**TASK STATEMENT:** Extract only the first line of the listing and every line after it up to and including the one with "return 10 *". Omit the pictures.

--- Start ---

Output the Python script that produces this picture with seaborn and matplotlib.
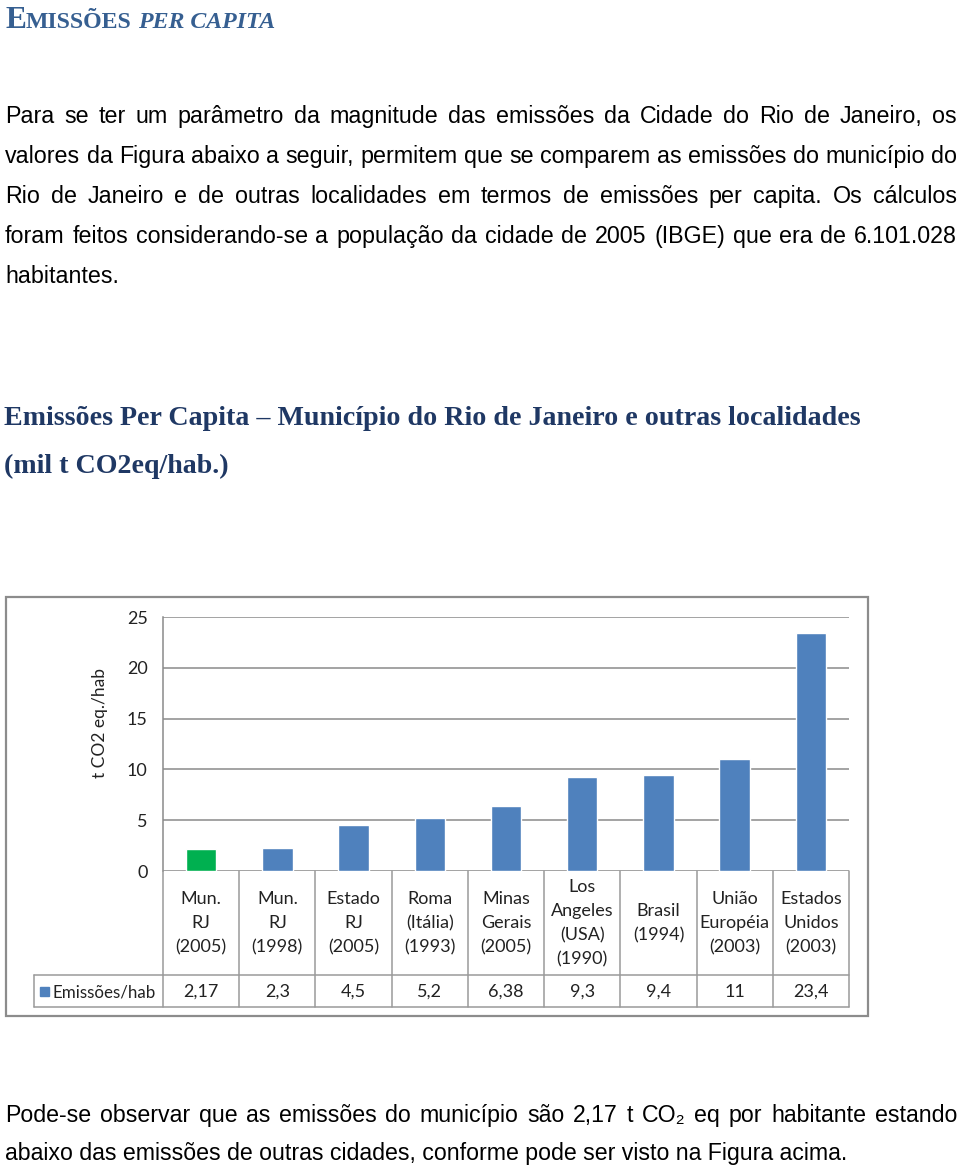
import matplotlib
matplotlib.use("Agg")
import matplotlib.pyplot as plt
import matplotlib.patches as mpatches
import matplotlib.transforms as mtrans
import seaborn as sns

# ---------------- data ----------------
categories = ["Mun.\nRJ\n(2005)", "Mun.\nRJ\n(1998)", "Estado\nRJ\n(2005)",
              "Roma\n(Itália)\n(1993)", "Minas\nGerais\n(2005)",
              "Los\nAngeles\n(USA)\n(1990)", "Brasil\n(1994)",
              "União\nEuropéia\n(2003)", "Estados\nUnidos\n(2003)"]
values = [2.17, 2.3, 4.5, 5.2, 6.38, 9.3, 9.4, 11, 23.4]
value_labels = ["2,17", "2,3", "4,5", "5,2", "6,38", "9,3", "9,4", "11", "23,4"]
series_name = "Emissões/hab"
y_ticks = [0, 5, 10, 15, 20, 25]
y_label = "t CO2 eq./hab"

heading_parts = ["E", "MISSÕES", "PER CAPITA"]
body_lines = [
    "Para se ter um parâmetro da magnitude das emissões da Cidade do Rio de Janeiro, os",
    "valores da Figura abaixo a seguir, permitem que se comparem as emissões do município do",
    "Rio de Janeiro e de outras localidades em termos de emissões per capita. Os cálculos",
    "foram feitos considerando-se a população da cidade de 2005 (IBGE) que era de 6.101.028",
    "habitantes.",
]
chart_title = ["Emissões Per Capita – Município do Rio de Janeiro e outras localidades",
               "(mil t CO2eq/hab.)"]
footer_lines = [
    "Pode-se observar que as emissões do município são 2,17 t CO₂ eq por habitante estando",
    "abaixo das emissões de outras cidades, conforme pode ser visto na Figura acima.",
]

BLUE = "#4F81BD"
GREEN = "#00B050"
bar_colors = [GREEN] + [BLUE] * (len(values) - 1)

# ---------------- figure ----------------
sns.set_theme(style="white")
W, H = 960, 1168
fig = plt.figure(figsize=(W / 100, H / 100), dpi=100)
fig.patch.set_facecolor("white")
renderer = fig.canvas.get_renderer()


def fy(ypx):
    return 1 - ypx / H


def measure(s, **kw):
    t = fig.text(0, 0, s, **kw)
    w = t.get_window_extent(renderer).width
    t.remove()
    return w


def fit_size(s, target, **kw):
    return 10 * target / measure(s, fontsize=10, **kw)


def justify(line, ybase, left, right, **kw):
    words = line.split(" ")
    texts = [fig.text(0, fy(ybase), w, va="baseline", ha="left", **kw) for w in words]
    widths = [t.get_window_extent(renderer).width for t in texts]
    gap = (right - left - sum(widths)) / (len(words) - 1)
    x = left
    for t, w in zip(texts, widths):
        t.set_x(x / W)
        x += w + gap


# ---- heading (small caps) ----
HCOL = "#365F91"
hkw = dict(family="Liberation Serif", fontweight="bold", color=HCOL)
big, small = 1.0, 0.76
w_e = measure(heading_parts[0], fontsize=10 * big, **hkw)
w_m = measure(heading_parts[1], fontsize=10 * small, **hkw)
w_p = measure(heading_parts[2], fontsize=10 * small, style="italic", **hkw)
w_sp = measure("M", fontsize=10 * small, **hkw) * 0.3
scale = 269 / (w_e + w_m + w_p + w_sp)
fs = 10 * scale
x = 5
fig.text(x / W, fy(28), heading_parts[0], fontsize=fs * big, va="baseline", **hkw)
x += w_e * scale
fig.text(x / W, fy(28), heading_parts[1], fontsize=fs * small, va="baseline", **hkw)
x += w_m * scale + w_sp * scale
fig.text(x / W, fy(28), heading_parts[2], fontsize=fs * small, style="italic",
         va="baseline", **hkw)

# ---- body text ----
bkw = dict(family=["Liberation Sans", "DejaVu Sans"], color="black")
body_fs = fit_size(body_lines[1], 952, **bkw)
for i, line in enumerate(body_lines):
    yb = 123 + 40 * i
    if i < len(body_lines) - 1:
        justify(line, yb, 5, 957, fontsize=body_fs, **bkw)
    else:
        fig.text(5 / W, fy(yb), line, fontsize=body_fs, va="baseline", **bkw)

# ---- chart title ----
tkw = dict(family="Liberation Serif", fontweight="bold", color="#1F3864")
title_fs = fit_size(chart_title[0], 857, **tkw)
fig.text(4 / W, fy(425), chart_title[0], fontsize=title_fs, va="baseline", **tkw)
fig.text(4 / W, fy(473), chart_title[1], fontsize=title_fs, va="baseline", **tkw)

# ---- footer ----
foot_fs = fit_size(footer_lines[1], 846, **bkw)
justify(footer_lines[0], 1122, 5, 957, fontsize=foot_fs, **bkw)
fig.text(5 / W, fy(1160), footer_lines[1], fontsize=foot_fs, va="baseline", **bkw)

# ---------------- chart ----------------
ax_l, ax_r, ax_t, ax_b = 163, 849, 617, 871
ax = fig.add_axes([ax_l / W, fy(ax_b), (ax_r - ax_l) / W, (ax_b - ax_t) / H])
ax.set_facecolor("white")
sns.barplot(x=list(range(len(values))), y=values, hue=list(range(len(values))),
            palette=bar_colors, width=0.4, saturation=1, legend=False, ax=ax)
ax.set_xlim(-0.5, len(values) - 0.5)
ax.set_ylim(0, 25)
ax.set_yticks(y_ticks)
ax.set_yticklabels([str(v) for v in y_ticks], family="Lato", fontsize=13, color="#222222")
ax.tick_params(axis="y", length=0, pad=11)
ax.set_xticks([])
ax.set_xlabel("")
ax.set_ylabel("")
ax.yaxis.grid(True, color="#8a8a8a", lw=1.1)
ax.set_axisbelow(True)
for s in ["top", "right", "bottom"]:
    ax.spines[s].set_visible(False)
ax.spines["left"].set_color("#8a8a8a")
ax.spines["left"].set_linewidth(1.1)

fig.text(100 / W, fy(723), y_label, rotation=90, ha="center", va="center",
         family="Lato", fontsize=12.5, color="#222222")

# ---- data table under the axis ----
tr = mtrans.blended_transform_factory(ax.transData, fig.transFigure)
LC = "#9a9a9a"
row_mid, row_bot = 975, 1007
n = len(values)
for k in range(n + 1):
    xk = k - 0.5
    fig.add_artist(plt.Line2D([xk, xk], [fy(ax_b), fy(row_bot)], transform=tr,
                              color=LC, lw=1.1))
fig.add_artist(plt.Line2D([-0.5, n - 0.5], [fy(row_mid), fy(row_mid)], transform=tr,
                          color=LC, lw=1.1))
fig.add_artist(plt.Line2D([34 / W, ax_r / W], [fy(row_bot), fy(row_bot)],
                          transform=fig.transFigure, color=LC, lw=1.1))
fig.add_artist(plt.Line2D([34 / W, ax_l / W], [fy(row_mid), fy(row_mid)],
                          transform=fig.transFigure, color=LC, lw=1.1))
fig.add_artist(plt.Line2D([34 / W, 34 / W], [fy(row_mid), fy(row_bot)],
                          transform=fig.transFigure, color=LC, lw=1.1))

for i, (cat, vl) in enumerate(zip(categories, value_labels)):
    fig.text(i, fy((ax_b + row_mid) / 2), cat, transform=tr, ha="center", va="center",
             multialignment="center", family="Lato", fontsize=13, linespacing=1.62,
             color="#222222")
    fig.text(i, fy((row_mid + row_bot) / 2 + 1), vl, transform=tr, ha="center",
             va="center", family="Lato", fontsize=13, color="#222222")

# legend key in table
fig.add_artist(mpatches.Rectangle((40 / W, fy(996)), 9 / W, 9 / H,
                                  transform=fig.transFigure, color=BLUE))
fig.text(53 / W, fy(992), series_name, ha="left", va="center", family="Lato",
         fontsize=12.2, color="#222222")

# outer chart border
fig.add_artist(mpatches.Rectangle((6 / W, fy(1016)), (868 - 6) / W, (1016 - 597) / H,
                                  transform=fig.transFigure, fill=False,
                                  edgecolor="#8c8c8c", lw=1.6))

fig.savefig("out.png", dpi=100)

--- End ---

**RESPONSE:**
Output the Python script that produces this picture with seaborn and matplotlib.
import matplotlib
matplotlib.use("Agg")
import matplotlib.pyplot as plt
import matplotlib.patches as mpatches
import matplotlib.transforms as mtrans
import seaborn as sns

# ---------------- data ----------------
categories = ["Mun.\nRJ\n(2005)", "Mun.\nRJ\n(1998)", "Estado\nRJ\n(2005)",
              "Roma\n(Itália)\n(1993)", "Minas\nGerais\n(2005)",
              "Los\nAngeles\n(USA)\n(1990)", "Brasil\n(1994)",
              "União\nEuropéia\n(2003)", "Estados\nUnidos\n(2003)"]
values = [2.17, 2.3, 4.5, 5.2, 6.38, 9.3, 9.4, 11, 23.4]
value_labels = ["2,17", "2,3", "4,5", "5,2", "6,38", "9,3", "9,4", "11", "23,4"]
series_name = "Emissões/hab"
y_ticks = [0, 5, 10, 15, 20, 25]
y_label = "t CO2 eq./hab"

heading_parts = ["E", "MISSÕES", "PER CAPITA"]
body_lines = [
    "Para se ter um parâmetro da magnitude das emissões da Cidade do Rio de Janeiro, os",
    "valores da Figura abaixo a seguir, permitem que se comparem as emissões do município do",
    "Rio de Janeiro e de outras localidades em termos de emissões per capita. Os cálculos",
    "foram feitos considerando-se a população da cidade de 2005 (IBGE) que era de 6.101.028",
    "habitantes.",
]
chart_title = ["Emissões Per Capita – Município do Rio de Janeiro e outras localidades",
               "(mil t CO2eq/hab.)"]
footer_lines = [
    "Pode-se observar que as emissões do município são 2,17 t CO₂ eq por habitante estando",
    "abaixo das emissões de outras cidades, conforme pode ser visto na Figura acima.",
]

BLUE = "#4F81BD"
GREEN = "#00B050"
bar_colors = [GREEN] + [BLUE] * (len(values) - 1)

# ---------------- figure ----------------
sns.set_theme(style="white")
W, H = 960, 1168
fig = plt.figure(figsize=(W / 100, H / 100), dpi=100)
fig.patch.set_facecolor("white")
renderer = fig.canvas.get_renderer()


def fy(ypx):
    return 1 - ypx / H


def measure(s, **kw):
    t = fig.text(0, 0, s, **kw)
    w = t.get_window_extent(renderer).width
    t.remove()
    return w


def fit_size(s, target, **kw):
    return 10 * target / measure(s, fontsize=10, **kw)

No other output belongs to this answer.